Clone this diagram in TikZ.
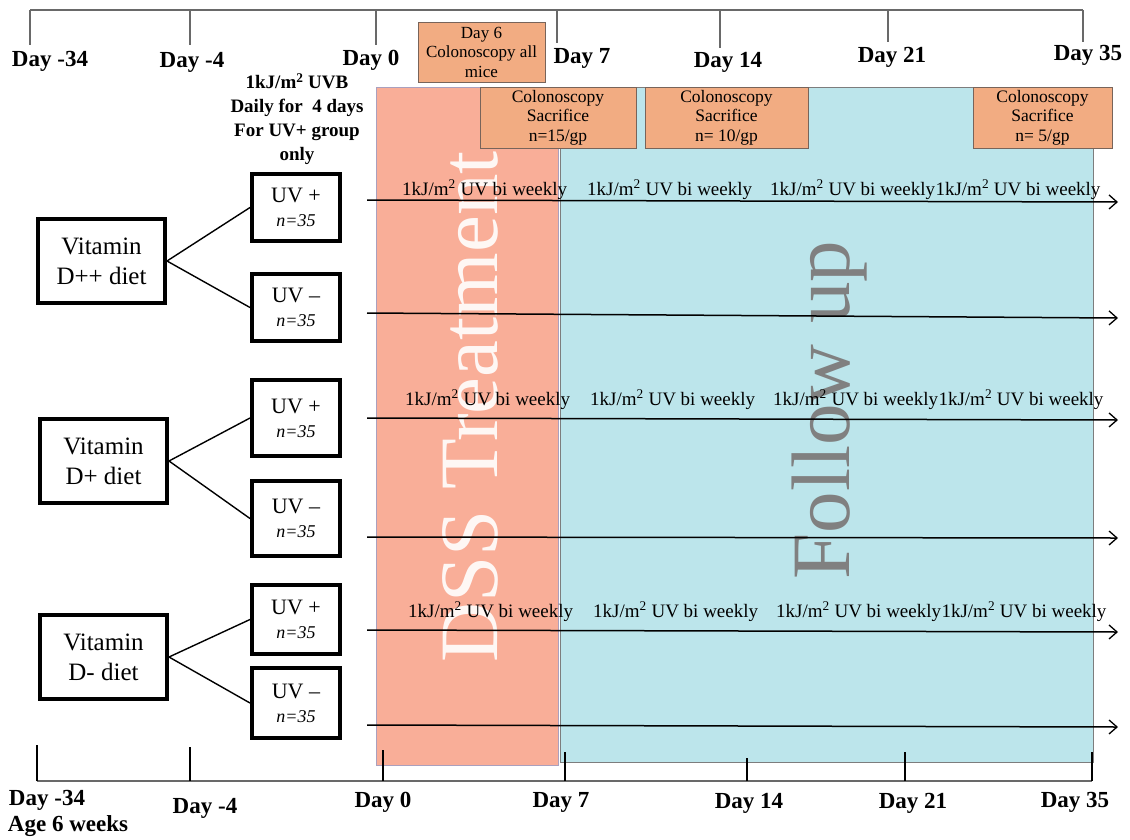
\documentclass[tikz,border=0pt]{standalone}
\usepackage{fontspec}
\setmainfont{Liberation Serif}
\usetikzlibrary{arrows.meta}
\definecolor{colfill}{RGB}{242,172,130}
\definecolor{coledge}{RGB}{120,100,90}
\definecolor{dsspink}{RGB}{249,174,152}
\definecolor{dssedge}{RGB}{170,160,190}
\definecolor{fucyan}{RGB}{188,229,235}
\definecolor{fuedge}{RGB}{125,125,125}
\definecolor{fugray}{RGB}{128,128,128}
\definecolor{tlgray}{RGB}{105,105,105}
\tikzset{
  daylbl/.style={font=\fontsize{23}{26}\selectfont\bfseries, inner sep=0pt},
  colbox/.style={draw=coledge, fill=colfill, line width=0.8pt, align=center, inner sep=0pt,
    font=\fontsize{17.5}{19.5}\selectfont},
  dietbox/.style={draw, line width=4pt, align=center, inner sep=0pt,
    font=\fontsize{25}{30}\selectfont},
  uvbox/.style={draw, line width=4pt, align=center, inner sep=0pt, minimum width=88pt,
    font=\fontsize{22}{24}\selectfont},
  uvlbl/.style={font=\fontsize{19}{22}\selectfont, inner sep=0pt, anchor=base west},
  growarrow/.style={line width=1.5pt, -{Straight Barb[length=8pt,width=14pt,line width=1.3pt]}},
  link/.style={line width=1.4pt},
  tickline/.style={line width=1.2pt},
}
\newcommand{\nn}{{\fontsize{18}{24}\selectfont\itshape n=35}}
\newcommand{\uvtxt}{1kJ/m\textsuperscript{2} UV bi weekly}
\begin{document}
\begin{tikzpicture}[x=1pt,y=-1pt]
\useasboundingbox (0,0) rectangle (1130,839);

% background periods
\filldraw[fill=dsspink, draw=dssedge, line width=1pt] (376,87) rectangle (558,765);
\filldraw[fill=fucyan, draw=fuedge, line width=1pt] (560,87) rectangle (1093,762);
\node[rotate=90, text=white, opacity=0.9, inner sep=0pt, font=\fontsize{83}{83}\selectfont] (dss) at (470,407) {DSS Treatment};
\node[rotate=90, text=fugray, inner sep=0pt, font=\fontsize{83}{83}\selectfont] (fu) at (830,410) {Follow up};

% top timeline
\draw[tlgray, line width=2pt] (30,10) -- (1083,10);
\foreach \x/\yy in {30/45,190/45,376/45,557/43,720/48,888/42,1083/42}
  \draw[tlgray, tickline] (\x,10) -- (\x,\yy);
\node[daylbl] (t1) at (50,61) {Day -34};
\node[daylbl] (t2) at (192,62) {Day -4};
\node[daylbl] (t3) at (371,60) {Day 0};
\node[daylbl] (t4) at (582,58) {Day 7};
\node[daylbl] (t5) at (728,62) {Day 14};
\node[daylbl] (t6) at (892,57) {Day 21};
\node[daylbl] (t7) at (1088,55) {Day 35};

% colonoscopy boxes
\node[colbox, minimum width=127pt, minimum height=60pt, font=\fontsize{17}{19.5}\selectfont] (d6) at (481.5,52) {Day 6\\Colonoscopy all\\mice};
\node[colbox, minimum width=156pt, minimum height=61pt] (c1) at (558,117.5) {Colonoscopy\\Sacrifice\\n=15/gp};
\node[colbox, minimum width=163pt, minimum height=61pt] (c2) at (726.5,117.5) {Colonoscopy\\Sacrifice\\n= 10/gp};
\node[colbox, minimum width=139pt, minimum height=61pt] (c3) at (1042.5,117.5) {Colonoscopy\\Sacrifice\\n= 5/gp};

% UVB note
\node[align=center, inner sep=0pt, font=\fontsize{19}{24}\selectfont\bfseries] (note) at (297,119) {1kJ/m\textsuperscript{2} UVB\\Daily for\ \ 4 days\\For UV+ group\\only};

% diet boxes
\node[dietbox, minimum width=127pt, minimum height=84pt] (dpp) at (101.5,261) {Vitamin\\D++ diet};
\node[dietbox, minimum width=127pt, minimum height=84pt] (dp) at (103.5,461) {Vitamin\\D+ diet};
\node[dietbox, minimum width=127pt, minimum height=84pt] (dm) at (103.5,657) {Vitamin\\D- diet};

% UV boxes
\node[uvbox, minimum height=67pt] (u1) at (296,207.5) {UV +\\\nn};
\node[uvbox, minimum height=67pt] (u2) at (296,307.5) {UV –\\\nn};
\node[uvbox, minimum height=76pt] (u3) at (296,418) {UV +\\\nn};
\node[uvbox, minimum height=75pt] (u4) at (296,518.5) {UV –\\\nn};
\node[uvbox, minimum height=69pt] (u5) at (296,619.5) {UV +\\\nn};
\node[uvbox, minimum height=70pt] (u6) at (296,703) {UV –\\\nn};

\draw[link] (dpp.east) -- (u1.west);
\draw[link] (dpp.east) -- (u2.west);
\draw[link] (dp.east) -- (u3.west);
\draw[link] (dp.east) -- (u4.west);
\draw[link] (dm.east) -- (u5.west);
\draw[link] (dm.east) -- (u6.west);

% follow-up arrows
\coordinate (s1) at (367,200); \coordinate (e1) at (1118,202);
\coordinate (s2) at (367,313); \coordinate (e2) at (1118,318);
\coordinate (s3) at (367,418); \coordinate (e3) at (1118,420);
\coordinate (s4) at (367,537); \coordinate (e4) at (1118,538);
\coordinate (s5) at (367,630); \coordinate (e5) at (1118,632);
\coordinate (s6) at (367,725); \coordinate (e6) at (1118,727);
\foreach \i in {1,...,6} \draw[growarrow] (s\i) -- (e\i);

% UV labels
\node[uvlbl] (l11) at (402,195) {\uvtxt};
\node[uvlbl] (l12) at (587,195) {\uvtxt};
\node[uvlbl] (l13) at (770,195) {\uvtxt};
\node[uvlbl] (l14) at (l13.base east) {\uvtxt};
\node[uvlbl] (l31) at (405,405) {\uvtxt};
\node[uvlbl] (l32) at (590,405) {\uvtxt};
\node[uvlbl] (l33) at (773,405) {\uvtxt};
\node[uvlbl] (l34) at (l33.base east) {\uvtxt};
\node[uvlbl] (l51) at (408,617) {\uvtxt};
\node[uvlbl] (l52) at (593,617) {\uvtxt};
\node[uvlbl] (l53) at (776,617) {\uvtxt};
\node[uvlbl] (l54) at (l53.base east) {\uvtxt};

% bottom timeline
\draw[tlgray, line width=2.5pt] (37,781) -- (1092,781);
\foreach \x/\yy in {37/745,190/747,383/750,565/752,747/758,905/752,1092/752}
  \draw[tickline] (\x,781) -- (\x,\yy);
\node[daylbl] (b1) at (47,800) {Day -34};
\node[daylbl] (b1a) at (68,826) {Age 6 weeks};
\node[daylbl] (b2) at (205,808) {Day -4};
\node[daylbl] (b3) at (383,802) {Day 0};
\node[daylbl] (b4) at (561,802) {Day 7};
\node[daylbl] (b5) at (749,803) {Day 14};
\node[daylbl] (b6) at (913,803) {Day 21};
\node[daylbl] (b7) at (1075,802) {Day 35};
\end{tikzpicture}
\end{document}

PROBLEM REQUIREMENTS
Give again, word for word, every line from the top of the data above to the line holding "(fu) at (830,410)", inclusive, with the pictures left out.

WRITTEN RESPONSE
Clone this diagram in TikZ.
\documentclass[tikz,border=0pt]{standalone}
\usepackage{fontspec}
\setmainfont{Liberation Serif}
\usetikzlibrary{arrows.meta}
\definecolor{colfill}{RGB}{242,172,130}
\definecolor{coledge}{RGB}{120,100,90}
\definecolor{dsspink}{RGB}{249,174,152}
\definecolor{dssedge}{RGB}{170,160,190}
\definecolor{fucyan}{RGB}{188,229,235}
\definecolor{fuedge}{RGB}{125,125,125}
\definecolor{fugray}{RGB}{128,128,128}
\definecolor{tlgray}{RGB}{105,105,105}
\tikzset{
  daylbl/.style={font=\fontsize{23}{26}\selectfont\bfseries, inner sep=0pt},
  colbox/.style={draw=coledge, fill=colfill, line width=0.8pt, align=center, inner sep=0pt,
    font=\fontsize{17.5}{19.5}\selectfont},
  dietbox/.style={draw, line width=4pt, align=center, inner sep=0pt,
    font=\fontsize{25}{30}\selectfont},
  uvbox/.style={draw, line width=4pt, align=center, inner sep=0pt, minimum width=88pt,
    font=\fontsize{22}{24}\selectfont},
  uvlbl/.style={font=\fontsize{19}{22}\selectfont, inner sep=0pt, anchor=base west},
  growarrow/.style={line width=1.5pt, -{Straight Barb[length=8pt,width=14pt,line width=1.3pt]}},
  link/.style={line width=1.4pt},
  tickline/.style={line width=1.2pt},
}
\newcommand{\nn}{{\fontsize{18}{24}\selectfont\itshape n=35}}
\newcommand{\uvtxt}{1kJ/m\textsuperscript{2} UV bi weekly}
\begin{document}
\begin{tikzpicture}[x=1pt,y=-1pt]
\useasboundingbox (0,0) rectangle (1130,839);

% background periods
\filldraw[fill=dsspink, draw=dssedge, line width=1pt] (376,87) rectangle (558,765);
\filldraw[fill=fucyan, draw=fuedge, line width=1pt] (560,87) rectangle (1093,762);
\node[rotate=90, text=white, opacity=0.9, inner sep=0pt, font=\fontsize{83}{83}\selectfont] (dss) at (470,407) {DSS Treatment};
\node[rotate=90, text=fugray, inner sep=0pt, font=\fontsize{83}{83}\selectfont] (fu) at (830,410) {Follow up};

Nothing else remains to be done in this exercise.